'''
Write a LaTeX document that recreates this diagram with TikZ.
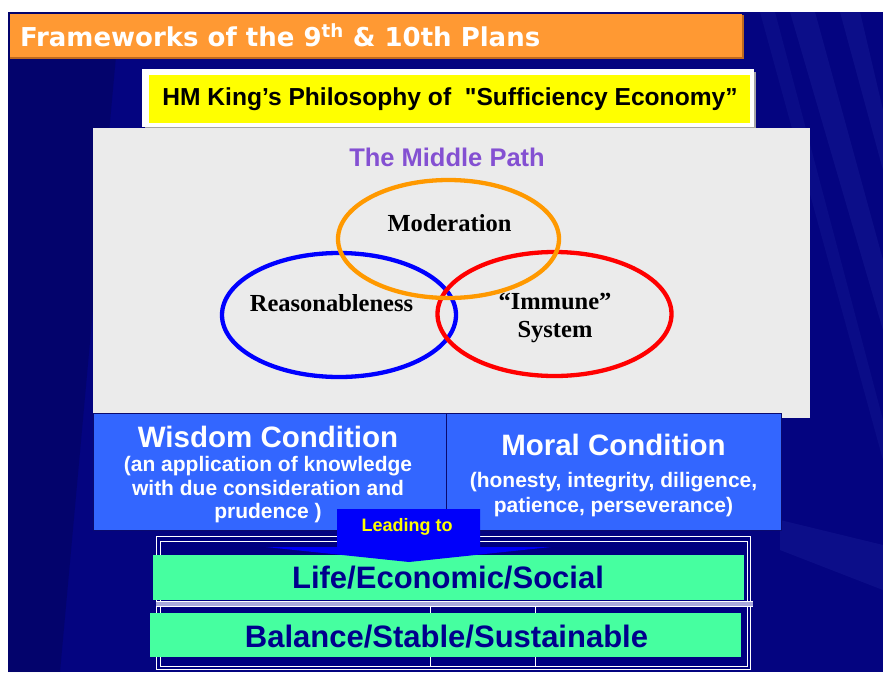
\documentclass[tikz,border=0pt]{standalone}
\usepackage{fontspec}
\setmainfont{Liberation Sans}
\newfontfamily\titlefont{DejaVu Sans}
\newfontfamily\seriffont{Liberation Serif}
\usetikzlibrary{shapes.geometric}
\definecolor{bgblue}{RGB}{4,4,128}
\definecolor{streakC}{RGB}{90,110,220}
\definecolor{orangeC}{RGB}{255,153,51}
\definecolor{orshadow}{RGB}{190,105,30}
\definecolor{yellowC}{RGB}{255,255,0}
\definecolor{panelC}{RGB}{235,235,235}
\definecolor{purpleC}{RGB}{132,80,210}
\definecolor{ringO}{RGB}{255,153,0}
\definecolor{ringB}{RGB}{0,0,255}
\definecolor{ringR}{RGB}{255,0,0}
\definecolor{condC}{RGB}{51,102,255}
\definecolor{condEdge}{RGB}{10,10,110}
\definecolor{arrowC}{RGB}{0,0,250}
\definecolor{greenC}{RGB}{70,255,160}
\definecolor{navyT}{RGB}{0,0,140}
\definecolor{frameC}{RGB}{0,0,128}
\definecolor{divC}{RGB}{170,170,220}
\tikzset{
  txt/.style={inner sep=0pt, outer sep=0pt},
  ring/.style={draw, ellipse, line width=4.3pt, inner sep=0pt},
  condbox/.style={fill=condC, draw=condEdge, line width=1pt, anchor=north west, inner sep=0pt},
  greenbox/.style={fill=greenC, anchor=north west, inner sep=0pt},
  fsize/.style={font=\fontsize{#1}{#1}\selectfont\bfseries},
  serifsize/.style={font=\seriffont\bfseries\fontsize{#1}{#1}\selectfont},
}
\newcommand\straightquote{{\addfontfeature{Ligatures=TeXOff}"}}
\begin{document}
\begin{tikzpicture}[x=1pt,y=-1pt]
\useasboundingbox (0,0) rectangle (883,672);
\fill[white] (0,0) rectangle (883,672);
\fill[bgblue] (8,12) rectangle (883,672);
% background streaks
\fill[streakC, opacity=0.10] (790,12) -- (815,12) -- (883,260) -- (883,330) -- cycle;
\fill[streakC, opacity=0.10] (840,12) -- (860,12) -- (883,110) -- (883,170) -- cycle;
\fill[streakC, opacity=0.08] (760,12) -- (775,12) -- (883,420) -- (883,460) -- cycle;
\fill[streakC, opacity=0.10] (780,520) -- (883,545) -- (883,590) -- (780,550) -- cycle;
\fill[black, opacity=0.15] (8,12) -- (120,12) -- (60,672) -- (8,672) -- cycle;

% title bar
\fill[orshadow] (10,15) rectangle (744,59);
\node[fill=orangeC, anchor=north west, minimum width=732pt, minimum height=43.5pt, inner sep=0pt] (bar) at (10,13.3) {};
\node[txt, anchor=west, text=white] (title) at (20,35)
  {\titlefont\bfseries\fontsize{26}{30}\selectfont Frameworks of the 9\textsuperscript{th} \& 10th Plans};

% philosophy box
\fill[gray!70] (145,72) rectangle (756,130);
\node[fill=white, anchor=north west, minimum width=612pt, minimum height=58pt, inner sep=0pt] (hmframe) at (142,69) {};
\node[fill=yellowC, anchor=north west, minimum width=601pt, minimum height=48pt, inner sep=0pt] (hmbox) at (149,75) {};
\node[txt, fsize=24.6] (hm) at (450,99) {HM King’s Philosophy of\ \ \straightquote Sufficiency Economy”};

% middle path panel
\node[fill=panelC, anchor=north west, minimum width=717pt, minimum height=290pt, inner sep=0pt] (panel) at (93,128) {};
\node[txt, fsize=25.5, text=purpleC] (mid) at (447,157) {The Middle Path};

\node[ring, draw=ringB, minimum width=234pt, minimum height=124pt] (reasonR) at (339,315) {};
\node[ring, draw=ringR, minimum width=234pt, minimum height=124pt] (immuneR) at (554.5,314) {};
\node[ring, draw=ringO, minimum width=221pt, minimum height=118pt] (modR) at (448.5,239) {};

\node[txt, serifsize=24.5] (mod) at (449.5,223) {Moderation};
\node[txt, serifsize=24.5] (reas) at (331.5,303) {Reasonableness};
\node[txt, serifsize=24.5] (imm) at (555,301) {“Immune”};
\node[txt, serifsize=24.5] (sys) at (555,332) {System};

% conditions
\node[condbox, minimum width=353pt, minimum height=117pt] (wisbox) at (93,413) {};
\node[condbox, minimum width=335pt, minimum height=117pt] (morbox) at (446,413) {};
\node[txt, fsize=29.5, text=white] (wis) at (268,437) {Wisdom Condition};
\node[txt, text=white, align=center, font=\fontsize{21}{23.5}\selectfont\bfseries] (wissub) at (268,490)
  {(an application of knowledge\\with due consideration and\\prudence )};
\node[txt, fsize=29.5, text=white] (mor) at (613.5,445) {Moral Condition};
\node[txt, text=white, align=center, font=\fontsize{21}{25}\selectfont\bfseries] (morsub) at (613.5,494.5)
  {(honesty, integrity, diligence,\\patience, perseverance)};

% bottom frame
\fill[frameC] (156,536) rectangle (751,670);
\draw[white, line width=1.2pt] (156.5,536.5) rectangle (750.5,669.5);
\draw[white, line width=1pt] (160,541.5) rectangle (747,666);
\fill[divC] (156,601) rectangle (753,606);
\draw[white, line width=1pt] (156,601) -- (753,601);
\draw[white, line width=1pt] (156,606) -- (753,606);
\draw[white, line width=1pt] (430,606) -- (430,666);
\draw[white, line width=1pt] (535,606) -- (535,666);

\node[greenbox, minimum width=591pt, minimum height=45pt] (lifebox) at (153,555) {};
\node[greenbox, minimum width=591pt, minimum height=44pt] (balbox) at (150,613) {};
\node[txt, fsize=31, text=navyT] (life) at (448,578) {Life/Economic/Social};
\node[txt, fsize=31, text=navyT] (bal) at (446.5,637) {Balance/Stable/Sustainable};

% leading-to arrow
\fill[arrowC] (337,509) -- (480,509) -- (480,547) -- (551,547) -- (409,562) -- (266,547) -- (337,547) -- cycle;
\node[txt, fsize=18, text=yellowC] (lead) at (407,527) {Leading to};
\end{tikzpicture}
\end{document}
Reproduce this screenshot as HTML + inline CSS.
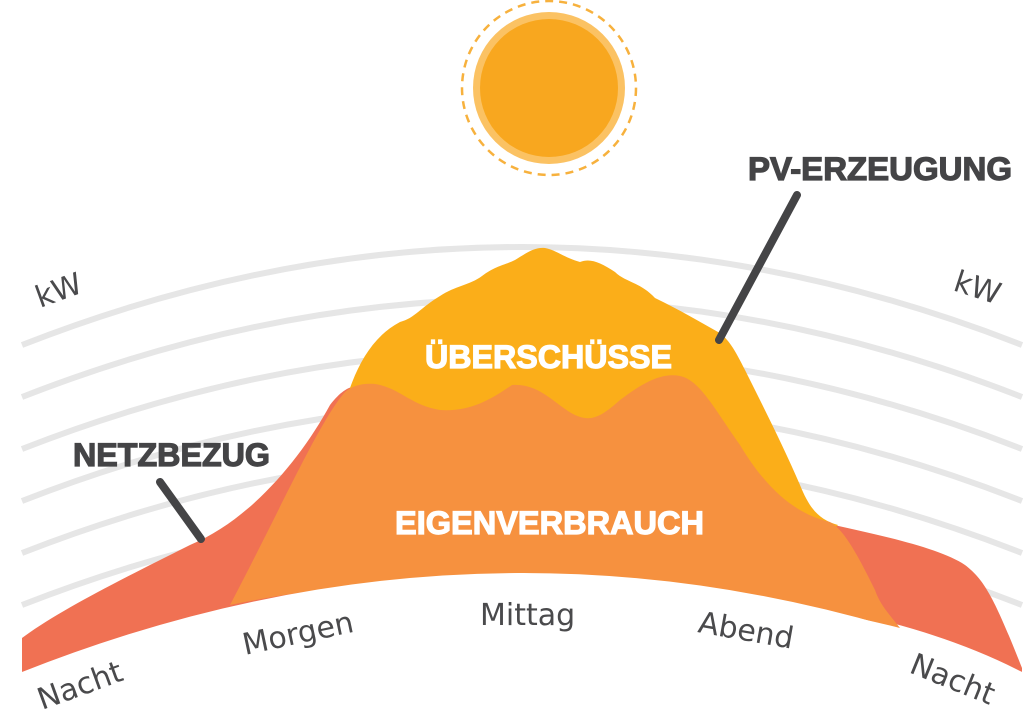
<!DOCTYPE html>
<html><head><meta charset="utf-8"><style>
html,body{margin:0;padding:0;background:#fff;width:1024px;height:712px;overflow:hidden}
svg{display:block}
.b{font-family:"Liberation Sans",sans-serif;font-weight:bold}
.r{font-family:"DejaVu Sans","Liberation Sans",sans-serif;fill:#4a4a4c}
</style></head><body>
<svg width="1024" height="712" viewBox="0 0 1024 712" xmlns="http://www.w3.org/2000/svg">
<g fill="none" stroke="#e6e6e6" stroke-width="6">
<path d="M22 345 Q522 149 1022 345"/>
<path d="M22 397 Q522 201 1022 397"/>
<path d="M22 449 Q522 253 1022 449"/>
<path d="M22 501 Q522 305 1022 501"/>
<path d="M22 553 Q522 357 1022 553"/>
<path d="M22 605 Q522 409 1022 605"/>
</g>
<path fill="#f07153" d="M22 672 L22 638 C60 610 120 580 190 545 C250 520 300 460 330 405 C340 392 348 387 356 386 L360 620 Z"/>
<path fill="#f07153" d="M820 522 C880 535 940 548 965 565 C985 580 995 600 1022 668 L1022 672 Q960 640 880 620 Z"/>
<path fill="#fbae19" d="M350 388 C360 360 375 335 400 322 C415 318 420 308 440 296 C455 286 470 285 482 276 C495 266 505 265 515 260 C528 252 535 247 545 248 C556 250 565 258 580 262 C590 258 600 262 615 272 C625 282 640 282 655 298 C680 310 700 322 718 332 C728 338 735 350 745 370 C765 410 785 450 800 485 C810 510 820 520 838 525 L800 560 L360 500 Z"/>
<path fill="#f6913f" d="M230 605 C280 510 320 420 345 392 C352 386 362 383 375 384 C400 388 410 405 440 410 C470 412 490 400 512 385 C540 383 555 405 575 415 C590 422 600 418 620 400 C640 385 660 372 680 376 C700 380 715 410 740 445 C770 495 800 515 830 522 C845 530 860 560 875 590 C880 605 890 615 900 628 Q750 590 522 573 Q350 580 230 605 Z"/>
<path fill="#fff" d="M0 676 L22 672 Q522 474 1022 672 L1024 674 L1024 712 L0 712 Z"/>
<circle cx="549" cy="88" r="87" fill="none" stroke="#f7b13d" stroke-width="2.5" stroke-dasharray="8 6"/>
<circle cx="549" cy="88" r="76" fill="#fbc263"/>
<circle cx="549" cy="88" r="69" fill="#f8a71f"/>
<g stroke="#444446" stroke-width="8" stroke-linecap="round">
<line x1="160" y1="482" x2="201" y2="539"/>
<line x1="797" y1="195" x2="719" y2="340"/>
</g>
<g stroke-width="1.2">
<text class="b" x="748" y="180" font-size="32" fill="#444446" stroke="#444446" textLength="264" lengthAdjust="spacingAndGlyphs">PV-ERZEUGUNG</text>
<text class="b" x="73" y="466" font-size="32" fill="#444446" stroke="#444446" textLength="197" lengthAdjust="spacingAndGlyphs">NETZBEZUG</text>
<text class="b" x="425" y="368" font-size="32" fill="#fff" stroke="#fff" textLength="247" lengthAdjust="spacingAndGlyphs">ÜBERSCHÜSSE</text>
<text class="b" x="395" y="534" font-size="32" fill="#fff" stroke="#fff" textLength="309" lengthAdjust="spacingAndGlyphs">EIGENVERBRAUCH</text>
</g>
<text class="r" font-size="30" transform="translate(40 308) rotate(-20)">kW</text>
<text class="r" font-size="30" transform="translate(952 290) rotate(18)">kW</text>
<text class="r" font-size="30" transform="translate(42 710) rotate(-20)">Nacht</text>
<text class="r" font-size="30" transform="translate(245 655) rotate(-12)">Morgen</text>
<text class="r" font-size="30" x="480" y="625">Mittag</text>
<text class="r" font-size="30" transform="translate(697 632) rotate(10)">Abend</text>
<text class="r" font-size="30" transform="translate(908 672) rotate(22)">Nacht</text>
</svg>
</body></html>
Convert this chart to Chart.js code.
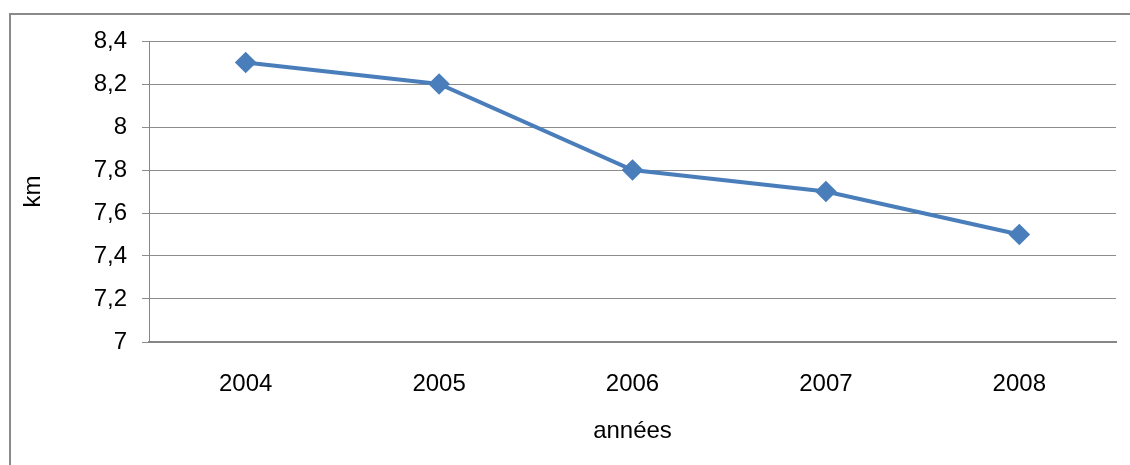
<!DOCTYPE html>
<html>
<head>
<meta charset="utf-8">
<script src="https://cdn.jsdelivr.net/npm/chart.js@4"></script>
<style>
  html, body { margin: 0; padding: 0; background: #fff; overflow: hidden; }
  #wrap { position: relative; width: 1130px; height: 465px; }
  #frame { position: absolute; left: 9px; top: 13px; width: 1200px; height: 500px; border: 2px solid #8a8a8a; }
  canvas { position: absolute; left: 0; top: 0; }
</style>
</head>
<body>
<div id="wrap">
  <div id="frame"></div>
  <canvas id="myChart" width="1130" height="465"></canvas>
</div>
<script>
const years = ['2004', '2005', '2006', '2007', '2008'];
const distances = [8.3, 8.2, 7.8, 7.7, 7.5];
const yMin = 7;
const yMax = 8.4;
const yStep = 0.2;

const fmt = v => Number(v.toFixed(1)).toString().replace('.', ',');

Chart.defaults.font.family = '"Liberation Sans", Arial, sans-serif';
Chart.defaults.font.size = 24;
Chart.defaults.color = '#000';

const ctx = document.getElementById('myChart').getContext('2d');
new Chart(ctx, {
  type: 'line',
  data: {
    labels: years,
    datasets: [{
      label: 'km',
      data: distances,
      borderColor: '#4a7ebb',
      backgroundColor: '#4a7ebb',
      borderWidth: 4,
      pointStyle: 'rectRot',
      pointRadius: 8,
      pointHoverRadius: 8,
      tension: 0,
    }],
  },
  options: {
    responsive: false,
    devicePixelRatio: 1,
    animation: false,
    layout: { padding: { left: 19, top: 41, right: 14, bottom: 19 } },
    plugins: {
      legend: { display: false },
      tooltip: { enabled: false },
    },
    scales: {
      x: {
        offset: true,
        grid: { display: false, drawTicks: false },
        border: { display: true, color: '#868686', width: 2 },
        ticks: { padding: 28, maxRotation: 0 },
        title: { display: true, text: 'années', padding: 0 },
        afterFit: scale => { scale.height = 104; },
      },
      y: {
        min: yMin,
        max: yMax,
        grid: { color: '#8c8c8c', lineWidth: 1, tickLength: 7 },
        border: { display: true, color: '#868686', width: 1 },
        ticks: { stepSize: yStep, padding: 15, callback: v => fmt(v) },
        title: { display: true, text: 'km', padding: 0 },
        afterFit: scale => { scale.width = 130; },
      },
    },
  },
});
</script>
</body>
</html>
'''
▶ **TASK INSTRUCTIONS**
Look above and copy only the lines from the one holding "Convert this chart to Chart.js code." to the one holding "Chart.defaults.color = '#000';", both included, exactly, minus the pictures.

▶ **TASK ANSWER**
Convert this chart to Chart.js code.
<!DOCTYPE html>
<html>
<head>
<meta charset="utf-8">
<script src="https://cdn.jsdelivr.net/npm/chart.js@4"></script>
<style>
  html, body { margin: 0; padding: 0; background: #fff; overflow: hidden; }
  #wrap { position: relative; width: 1130px; height: 465px; }
  #frame { position: absolute; left: 9px; top: 13px; width: 1200px; height: 500px; border: 2px solid #8a8a8a; }
  canvas { position: absolute; left: 0; top: 0; }
</style>
</head>
<body>
<div id="wrap">
  <div id="frame"></div>
  <canvas id="myChart" width="1130" height="465"></canvas>
</div>
<script>
const years = ['2004', '2005', '2006', '2007', '2008'];
const distances = [8.3, 8.2, 7.8, 7.7, 7.5];
const yMin = 7;
const yMax = 8.4;
const yStep = 0.2;

const fmt = v => Number(v.toFixed(1)).toString().replace('.', ',');

Chart.defaults.font.family = '"Liberation Sans", Arial, sans-serif';
Chart.defaults.font.size = 24;
Chart.defaults.color = '#000';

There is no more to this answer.